Mais l’autre raison, évidemment, c’est l’énorme fiasco judiciaire autours de ses disparitions et de l’agression de Gregory. Comment peut-on refermer un dossier sans en informer la famille? La police scientifique et les méthodes modernes d’investigation étaient certes balbutiantes, voire inexistante mais comment est-ce possible que les rares indices aient été perdus? Et combien d’enfants ou de personnes ont disparu, victimes d’un tueur, dont les affaires pourraient trouver des éléments de réponses grâce à des techniques modernes mais dont les indices ont été détruits? Le documentaire fait se poser ses questions. Le manque de dialogue, d’échange entre les services ou les départements est aussi un point soulevé par cette affaire.

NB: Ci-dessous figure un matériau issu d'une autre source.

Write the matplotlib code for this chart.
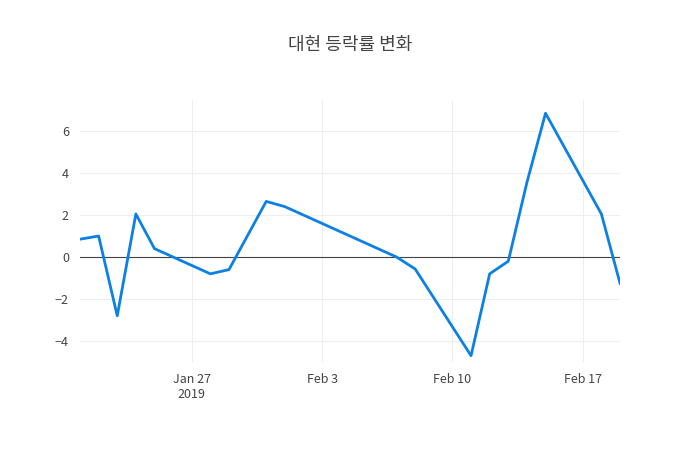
import matplotlib
matplotlib.use("Agg")
import matplotlib.pyplot as plt
import matplotlib.dates as mdates
import pandas as pd

dates = ["2019-01-21","2019-01-22","2019-01-23","2019-01-24","2019-01-25",
         "2019-01-28","2019-01-29","2019-01-31","2019-02-01","2019-02-07","2019-02-08",
         "2019-02-11","2019-02-12","2019-02-13","2019-02-14","2019-02-15",
         "2019-02-18","2019-02-19"]
values = [0.85,1.0,-2.8,2.05,0.4,-0.8,-0.6,2.65,2.4,0.0,-0.57,
          -4.7,-0.8,-0.2,3.55,6.85,2.05,-1.25]
title = "대현 등락률 변화"

plt.rcParams['font.family'] = ['Noto Sans CJK KR', 'Open Sans', 'DejaVu Sans']
x = pd.to_datetime(dates)
fig = plt.figure(figsize=(7, 4.5), dpi=100)
ax = fig.add_axes([80/700, 1-362/450, 540/700, 262/450])
ax.plot(x, values, color='#0d80e6', lw=2, zorder=3)
ax.axhline(0, color='#444444', lw=0.8, zorder=2)
ax.set_xlim(x[0], x[-1])
ax.set_ylim(-5.0, 7.48)
ax.set_yticks([-4, -2, 0, 2, 4, 6])
ax.set_yticklabels(['−4', '−2', '0', '2', '4', '6'])
ticks = pd.to_datetime(["2019-01-27", "2019-02-03", "2019-02-10", "2019-02-17"])
ax.set_xticks(ticks)
ax.set_xticklabels(["Jan 27\n2019", "Feb 3", "Feb 10", "Feb 17"])
ax.grid(True, color='#eeeeee', lw=0.8)
for s in ax.spines.values():
    s.set_visible(False)
ax.tick_params(length=0, colors='#444444', labelsize=9, pad=8)
fig.suptitle(title, y=1-45/450, va='center', fontsize=13, color='#444444')
fig.savefig("out.png")
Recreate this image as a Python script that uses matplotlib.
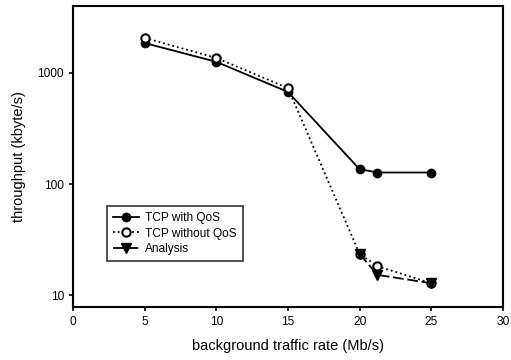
import matplotlib
matplotlib.use('Agg')
import matplotlib.pyplot as plt

plt.rcParams['font.family'] = ['Liberation Sans', 'DejaVu Sans']

rate_qos = [5, 10, 15, 20, 21.25, 25]
tput_qos = [1860, 1260, 675, 136, 127, 127]
rate_noqos = [5, 10, 15, 20, 21.25, 25]
tput_noqos = [2070, 1365, 732, 23.5, 18.2, 12.8]
rate_analysis = [20, 21.25, 25]
tput_analysis = [23.5, 15.2, 12.8]

fig = plt.figure(figsize=(5.11, 3.6), dpi=100)
ax = fig.add_axes([0.143, 0.147, 0.841, 0.836])

ax.plot(rate_qos, tput_qos, '-', color='black', lw=1.3, marker='o', ms=6,
        label='TCP with QoS')
ax.plot(rate_noqos, tput_noqos, ':', color='black', lw=1.3, marker='o', ms=6,
        mfc='white', mew=1.5, label='TCP without QoS')
ax.plot(rate_analysis, tput_analysis, '--', color='black', lw=1.3, marker='v', ms=7,
        dashes=(6, 2), label='Analysis')

ax.set_yscale('log')
ax.set_xlim(0, 30)
ax.set_ylim(7.8, 4000)
ax.set_yticks([10, 100, 1000])
ax.set_yticklabels(['10', '100', '1000'])
ax.yaxis.set_minor_locator(matplotlib.ticker.NullLocator())
ax.set_xticks([0, 5, 10, 15, 20, 25, 30])
ax.tick_params(labelsize=8.6, direction='out', length=3, width=1.2)
for s in ax.spines.values():
    s.set_linewidth(1.5)

ax.set_xlabel('background traffic rate (Mb/s)', fontsize=10.5, labelpad=8)
ax.set_ylabel('throughput (kbyte/s)', fontsize=10.5, labelpad=8)

leg = ax.legend(loc='lower left', bbox_to_anchor=(0.065, 0.133), fontsize=8.6,
                frameon=True, fancybox=False, edgecolor='black', handlelength=2.2,
                borderpad=0.5, labelspacing=0.3, handletextpad=0.5)
leg.get_frame().set_linewidth(1.2)

fig.savefig('out.png', dpi=100)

L’un des enlèvements, celui de la petite Charazed a eu lieu à Bourgoin-Jallieu. Bourgoin-Jallieu où j’ai fait mes années lycée, Bourgoin-Jallieu où je vais faire mes courses, au cinéma ou boire un verre avec mes amis. Et que j’ai croisé peut être la soeur ou les parents de Charazed et que j’éprouve une sorte de douleur pour cette famille qui ne saura probablement pas ce qui est arrivée à cette petite fille. Et de ne pas pouvoir les aider. Je ne veux pas faire dans le pathos ou le larmoyant mais on ne peut que se mettre à la place de ses familles qui ne sauront jamais ce qui est arrivé à leur enfant.
Enfin ce documentaire nous rappelle aussi que derrière ce ou ces tueurs qui fascinent les foules, il y a d’abord et avant tout des victimes, des familles détruites qui sont souvent abandonnées par l’état, la justice et le système dans son ensemble.